Summer is finally here. Or at least I think it is. While I understand many of you are in the full swing of summer time living, we here in the mountains use restraint when it comes to welcoming summer. Not because we don’t want to but because just when we let our guard down and pull out the flip-flops we get a spell of cold weather. I had to bring my flowers in twice last week because two nights in a row we dipped below 32F degrees. Gotta love June in a ski town. I’ve yet to plant my vegetable garden, again, in fear of a frost but I think it’s on this weekends agenda. So wish me and my tomato plants luck!
This is such a magical time of year in Park City. The days are long and the nights are absolutely beautiful. We spend the majority of our time outdoors playing at the park, going for a hike and playing in the backyard. Many evenings, my husband and I will pour a glass of wine and sit on our back porch watching the boys play. It’s the perfect way to finish the day. Not overly hot and often we have the most fantastic breeze flowing through our backyard.
It seems though that dinner time has this way of sneaking up on us and I’m left scrambling to make a quick dinner. Last night was a perfect example. While the boys and the dog played in the evening sun last night, My husband and I sat on the back porch watching, sipping and relaxing. All of a sudden “dinner time” had come and gone. We were hungry and I needed something quick.
I had some pork chops in the fridge so I put my husband to work at grilling those. I cut up just about every single vegetable I could find in my fridge and sautéed them into this beautiful side dish. Sometimes the simplest of dishes turns out to be the best. We both devoured this. It was light, full of flavorful and the perfect dish for enjoying outside. We sat around the table soaking up the last of the sun and enjoyed a late dinner just the four of us.
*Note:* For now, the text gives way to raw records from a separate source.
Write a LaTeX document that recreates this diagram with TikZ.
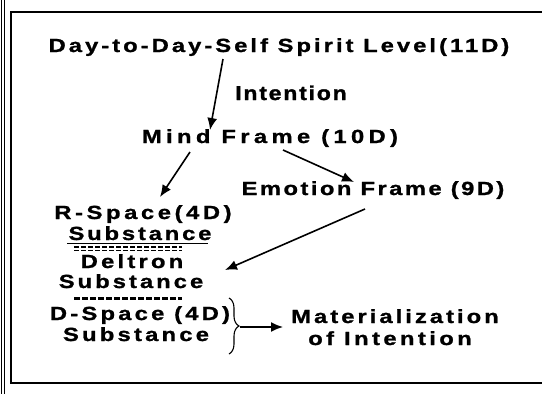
\documentclass[tikz,border=0pt]{standalone}
\usepackage{fontspec}
\setmainfont{Liberation Sans}
\newfontfamily\dfont{Liberation Sans Bold}[FakeStretch=1.25,FakeBold=1.2]
\newfontfamily\intentfont{Liberation Sans Bold}[FakeStretch=1.15,FakeBold=1.5]
\usetikzlibrary{arrows.meta,decorations.pathreplacing}
\newcommand\spacedtext[2]{\addfontfeature{LetterSpace=#1}#2}
\begin{document}
\begin{tikzpicture}[x=1pt,y=-1pt,
  txt/.style={inner sep=0pt, anchor=base, font=\dfont\fontsize{19}{21}\selectfont},
  bigtxt/.style={inner sep=0pt, anchor=base, font=\intentfont\fontsize{20}{22}\selectfont},
  arr/.style={-{Latex[length=12pt,width=10pt]}, line width=1.6pt},
  framel/.style={line width=1.4pt},
  thinl/.style={line width=0.8pt}]
\useasboundingbox (0,0) rectangle (542,394);
% frame
\draw[thinl] (1,0) -- (1,394);
\draw[thinl] (4,0) -- (4,394);
\draw[framel] (542,12) -- (11,12) -- (11,383) -- (542,383);
% texts
\node[txt] (title) at (279,52) {\spacedtext{16}{Day-to-Day-Self Spirit Level(11D)}};
\node[bigtxt] (intent) at (291,100) {\spacedtext{9}{Intention}};
\node[txt] (mind) at (270,143) {\spacedtext{23}{Mind Frame (10D)}};
\node[txt] (emotion) at (373,195) {\spacedtext{13}{Emotion Frame (9D)}};
\node[txt] (rspace) at (143,219) {\spacedtext{19}{R-Space(4D)}};
\node[txt] (sub1) at (140,240) {\spacedtext{15}{Substance}};
\node[txt] (deltron) at (132,268) {\spacedtext{17}{Deltron}};
\node[txt] (sub2) at (131,288) {\spacedtext{16}{Substance}};
\node[txt] (dspace) at (140,320) {\spacedtext{17}{D-Space (4D)}};
\node[txt] (sub3) at (136,341) {\spacedtext{17}{Substance}};
\node[txt] (mat) at (395,323) {\spacedtext{16}{Materialization}};
\node[txt] (ofint) at (390,345) {\spacedtext{18}{of Intention}};
% underline and separators
\draw[line width=0.9pt] (67,243) -- (208,243);
\draw[line width=1.2pt, dash pattern=on 5pt off 2pt] (74,247) -- (182,247);
\draw[line width=1.2pt, dash pattern=on 5pt off 2pt] (74,250.5) -- (182,250.5);
\draw[line width=3pt, dash pattern=on 6pt off 2pt] (74,298) -- (182,298);
% brace
\draw[line width=1.1pt, decorate, decoration={brace, amplitude=10pt}] (229,298) -- (229,354);
\coordinate (btip) at (240,327);
% arrows
\draw[arr] ([shift={(-56,7)}]title.base) -- ([shift={(-60,-13)}]mind.base);
\draw[arr] ([shift={(-80,9)}]mind.base) -- ([shift={(17,-22)}]rspace.base);
\draw[arr] ([shift={(13,7)}]mind.base) -- ([shift={(-19,-13)}]emotion.base);
\draw[arr] ([shift={(-8,14)}]emotion.base) -- ([shift={(93,2)}]deltron.base);
\draw[arr] (btip) -- ([shift={(-112,4)}]mat.base);
\end{tikzpicture}
\end{document}
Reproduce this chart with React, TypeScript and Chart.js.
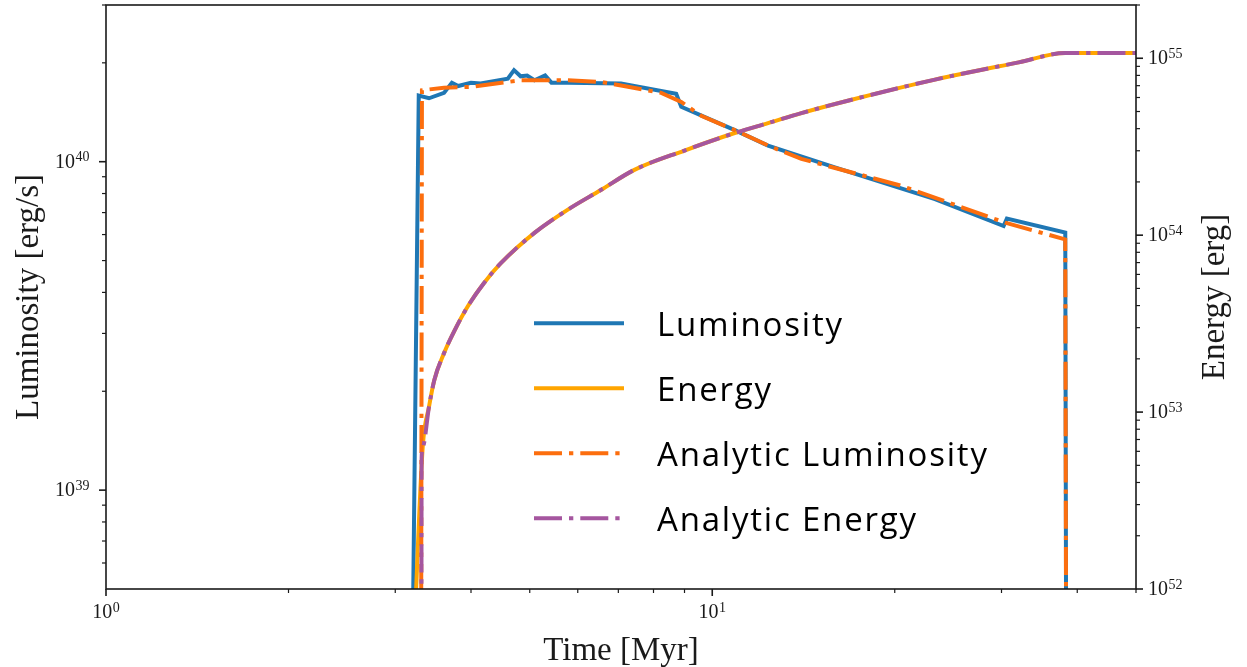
import { useEffect, useRef } from 'react';
import { Chart, registerables } from 'chart.js';

Chart.register(...registerables);

// Simulated luminosity [erg/s] against time [Myr]
const lumTime = [3.212, 3.28, 3.41, 3.61, 3.72, 3.81, 4.0, 4.15, 4.6, 4.71, 4.83, 4.95, 5.09, 5.3, 5.43, 5.78, 7.07, 8.72, 8.89, 10.87, 12.36, 15.93, 23.3, 30.24, 30.62, 38.22, 38.33];
const lumValue = [4.9e38, 1.59e40, 1.56e40, 1.62e40, 1.74e40, 1.7e40, 1.74e40, 1.73e40, 1.79e40, 1.9e40, 1.82e40, 1.83e40, 1.77e40, 1.83e40, 1.74e40, 1.74e40, 1.73e40, 1.61e40, 1.47e40, 1.25e40, 1.12e40, 9.61e39, 7.69e39, 6.37e39, 6.71e39, 6.08e39, 4.9e38];

// Simulated cumulative energy [erg]
const energyTime = [3.22, 3.33, 3.41, 3.48, 3.61, 3.75, 3.95, 4.2, 4.48, 5.09, 5.77, 6.55, 7.44, 9.0, 10.89, 12.36, 14.03, 16.98, 23.3, 32.02, 38.22, 50];
const energyValue = [5e51, 6.36e52, 1.07e53, 1.52e53, 2.15e53, 2.85e53, 3.95e53, 5.35e53, 6.94e53, 1.03e54, 1.39e54, 1.8e54, 2.34e54, 3.01e54, 3.78e54, 4.3e54, 4.9e54, 5.83e54, 7.57e54, 9.48e54, 1.07e55, 1.07e55];

// Analytic luminosity model
const analyticLumTime = [3.311, 3.32, 3.61, 4.0, 4.83, 5.78, 6.55, 7.15, 8.24, 8.89, 9.59, 10.87, 12.36, 14.03, 20.53, 30.42, 38.22, 38.33];
const analyticLumValue = [4.9e38, 1.65e40, 1.68e40, 1.69e40, 1.77e40, 1.77e40, 1.75e40, 1.7e40, 1.62e40, 1.52e40, 1.38e40, 1.25e40, 1.12e40, 1.02e40, 8.44e39, 6.52e39, 5.8e39, 4.9e38];

// Analytic cumulative energy model
const analyticEnergyTime = [3.311, 3.316, 3.33, 3.41, 3.48, 3.61, 3.75, 3.95, 4.2, 4.48, 5.09, 5.77, 6.55, 7.44, 9.0, 10.89, 12.36, 14.03, 16.98, 23.3, 32.02, 38.22, 50];
const analyticEnergyValue = [1e50, 5.5e52, 6.36e52, 1.07e53, 1.52e53, 2.15e53, 2.85e53, 3.95e53, 5.35e53, 6.94e53, 1.03e54, 1.39e54, 1.8e54, 2.34e54, 3.01e54, 3.78e54, 4.3e54, 4.9e54, 5.83e54, 7.57e54, 9.48e54, 1.07e55, 1.07e55];

const seriesLabels = ['Luminosity', 'Energy', 'Analytic Luminosity', 'Analytic Energy'];
const seriesColors = ['#1f77b4', '#ffa500', '#fc6e0e', '#a5569f'];

// Axis ticks (decades get a 10^n label, the rest are unlabelled minor ticks)
const xMajorTicks = [1, 10];
const xMinorTicks = [2, 3, 4, 5, 6, 7, 8, 9, 20, 30, 40, 50];
const lumMajorTicks = [1e39, 1e40];
const lumMinorTicks = [6e38, 7e38, 8e38, 9e38, 2e39, 3e39, 4e39, 5e39, 6e39, 7e39, 8e39, 9e39, 2e40, 3e40];
const energyMajorTicks = [1e52, 1e53, 1e54, 1e55];
const energyMinorTicks = [
  2e52, 3e52, 4e52, 5e52, 6e52, 7e52, 8e52, 9e52,
  2e53, 3e53, 4e53, 5e53, 6e53, 7e53, 8e53, 9e53,
  2e54, 3e54, 4e54, 5e54, 6e54, 7e54, 8e54, 9e54,
  2e55,
];

const xTitle = 'Time [Myr]';
const lumTitle = 'Luminosity [erg/s]';
const energyTitle = 'Energy [erg]';

const SERIF = '"Liberation Serif", "DejaVu Serif", serif';
const SANS = '"Open Sans", "DejaVu Sans", sans-serif';
const DASH_DOT = [28, 7, 4.3, 7];
const LINE_W = 4;
const INK = '#1a1a1a';

function toPoints(xs: number[], ys: number[]) {
  return xs.map((x, i) => ({ x, y: ys[i] }));
}

function drawPower(ctx: CanvasRenderingContext2D, exponent: number, x: number, baseline: number, align: 'left' | 'right' | 'center') {
  const base = '10';
  const sup = String(exponent);
  ctx.font = `20px ${SERIF}`;
  const wBase = ctx.measureText(base).width;
  ctx.font = `14px ${SERIF}`;
  const wSup = ctx.measureText(sup).width;
  const gap = 0.5;
  const total = wBase + gap + wSup;
  const left = align === 'left' ? x : align === 'right' ? x - total : x - total / 2;
  ctx.textAlign = 'left';
  ctx.textBaseline = 'alphabetic';
  ctx.font = `20px ${SERIF}`;
  ctx.fillText(base, left, baseline);
  ctx.font = `14px ${SERIF}`;
  ctx.fillText(sup, left + wBase + gap, baseline - 6.5);
}

const decorPlugin = {
  id: 'decor',
  afterDatasetsDraw(chart: any) {
    const { ctx, chartArea: a, scales } = chart;
    const sx = scales.x;
    const sl = scales.y;
    const se = scales.y1;
    ctx.save();
    ctx.fillStyle = INK;
    ctx.strokeStyle = INK;
    ctx.setLineDash([]);

    // frame
    ctx.lineWidth = 1.6;
    ctx.strokeRect(a.left, a.top, a.right - a.left, a.bottom - a.top);

    const line = (x1: number, y1: number, x2: number, y2: number, w: number) => {
      ctx.lineWidth = w;
      ctx.beginPath();
      ctx.moveTo(x1, y1);
      ctx.lineTo(x2, y2);
      ctx.stroke();
    };

    // x ticks
    xMajorTicks.forEach((v) => {
      const px = sx.getPixelForValue(v);
      line(px, a.bottom, px, a.bottom + 7, 1.6);
      drawPower(ctx, Math.round(Math.log10(v)), px, a.bottom + 29, 'center');
    });
    xMinorTicks.forEach((v) => {
      const px = sx.getPixelForValue(v);
      line(px, a.bottom, px, a.bottom + 4, 1.2);
    });

    // left ticks
    lumMajorTicks.forEach((v) => {
      const py = sl.getPixelForValue(v);
      line(a.left, py, a.left - 7, py, 1.6);
      drawPower(ctx, Math.round(Math.log10(v)), a.left - 16.5, py + 6, 'right');
    });
    lumMinorTicks.forEach((v) => {
      const py = sl.getPixelForValue(v);
      if (py < a.top - 0.5) return;
      line(a.left, py, a.left - 4, py, 1.2);
    });

    // right ticks
    energyMajorTicks.forEach((v) => {
      const py = se.getPixelForValue(v);
      line(a.right, py, a.right + 7, py, 1.6);
      drawPower(ctx, Math.round(Math.log10(v)), a.right + 12, py + 6, 'left');
    });
    energyMinorTicks.forEach((v) => {
      const py = se.getPixelForValue(v);
      if (py < a.top - 0.5) return;
      line(a.right, py, a.right + 4, py, 1.2);
    });

    // axis titles
    ctx.font = `33px ${SERIF}`;
    ctx.textAlign = 'center';
    ctx.textBaseline = 'alphabetic';
    const midX = (a.left + a.right) / 2;
    const midY = (a.top + a.bottom) / 2;
    ctx.fillText(xTitle, midX, 660);

    ctx.save();
    ctx.translate(37.5, midY);
    ctx.rotate(-Math.PI / 2);
    ctx.fillText(lumTitle, 0, 0);
    ctx.restore();

    ctx.save();
    ctx.translate(1223.5, midY);
    ctx.rotate(-Math.PI / 2);
    ctx.fillText(energyTitle, 0, 0);
    ctx.restore();

    // legend
    const ds = chart.data.datasets;
    ctx.textAlign = 'left';
    ctx.font = `33px ${SANS}`;
    (ctx as any).letterSpacing = '1.8px';
    ds.forEach((d: any, i: number) => {
      const y = 323.3 + i * 65;
      ctx.strokeStyle = d.borderColor;
      ctx.lineWidth = d.borderWidth;
      ctx.lineCap = 'butt';
      ctx.setLineDash(d.borderDash || []);
      ctx.beginPath();
      ctx.moveTo(534, y);
      ctx.lineTo(624, y);
      ctx.stroke();
      ctx.setLineDash([]);
      ctx.fillStyle = '#000';
      ctx.fillText(d.label, 657, y + 12.5);
    });
    (ctx as any).letterSpacing = '0px';

    ctx.restore();
  },
};

export default function App() {
  const canvasRef = useRef<HTMLCanvasElement | null>(null);

  useEffect(() => {
    const canvas = canvasRef.current;
    if (!canvas) return;
    const common = { pointRadius: 0, tension: 0, clip: 0, borderWidth: LINE_W, fill: false };
    const smooth = { cubicInterpolationMode: 'monotone' };
    const chart = new Chart(canvas, {
      type: 'line',
      data: {
        datasets: [
          { ...common, label: seriesLabels[0], data: toPoints(lumTime, lumValue), borderColor: seriesColors[0], yAxisID: 'y', order: 4 },
          { ...common, ...smooth, label: seriesLabels[1], data: toPoints(energyTime, energyValue), borderColor: seriesColors[1], yAxisID: 'y1', order: 3 },
          { ...common, label: seriesLabels[2], data: toPoints(analyticLumTime, analyticLumValue), borderColor: seriesColors[2], borderDash: DASH_DOT, yAxisID: 'y', order: 2 },
          { ...common, ...smooth, label: seriesLabels[3], data: toPoints(analyticEnergyTime, analyticEnergyValue), borderColor: seriesColors[3], borderDash: DASH_DOT, yAxisID: 'y1', order: 1 },
        ],
      },
      options: {
        animation: false,
        responsive: false,
        devicePixelRatio: 1,
        layout: { padding: { left: 106, right: 111, top: 5, bottom: 78 } },
        plugins: { legend: { display: false }, tooltip: { enabled: false } },
        scales: {
          x: { type: 'logarithmic', min: 1, max: 50, display: false },
          y: { type: 'logarithmic', position: 'left', min: 5e38, max: 3e40, display: false },
          y1: { type: 'logarithmic', position: 'right', min: 1e52, max: 2e55, display: false },
        },
      },
      plugins: [decorPlugin],
    } as any);
    return () => chart.destroy();
  }, []);

  return (
    <div style={{ position: 'fixed', left: 0, top: 0, width: 1247, height: 667, background: '#fff' }}>
      <canvas ref={canvasRef} width={1247} height={667} style={{ display: 'block' }} />
    </div>
  );
}
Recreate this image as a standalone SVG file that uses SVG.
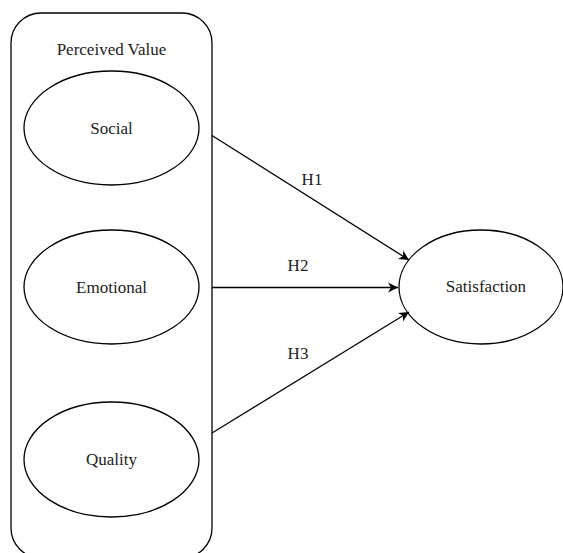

Dare I say it was a perfect summer night.
If you like this recipe, you might enjoy:
Grilled Corn Salad, from Aggies Kitchen
Summer Black Eye-Eyed Pea Salad, from A Veggie Venture
Blueberry Corn Salad, by Two Peas and Their Pod
Garden Veggie Saute with Garlic and Ginger, by Rookie Cookie
Summer Veggie Saute
- 1 tablespoon butter
- 1 small sweet yellow onion, diced
- 2 cloves garlic, minced
- 1 red bell pepper, seeded & diced
- 1 yellow bell pepper, seeded & diced
- 1 medium zucchini, diced
- 1 heaping cup, diced asparagus (about 12 thin spears)
- 2 ears of corn, kernels removed
- 1/2 pint cherry tomatoes, quartered
- salt and pepper
- 1 tablespoon chopped basil
In a large saute pan, heat butter over medium heat. Add onion and cook until translucent about 5 minutes. Add garlic and cook 1 minute more. Add the diced red and yellow bell pepper, zucchini and asparagus. Saute, stirring occasionally, about 5 minutes. Turn the heat up to medium-high and watching the vegetables closely, allow them to get a nice sear. If you stir the vegetables to much, they won’t get a change to brown. When vegetables are cooked through remove from heat. Stir in fresh corn and tomatoes. (The heat from the vegetables is just enough to heat corn and tomatoes through.) Season with salt and pepper and stir in chopped basil. Enjoy on a beautiful summer night!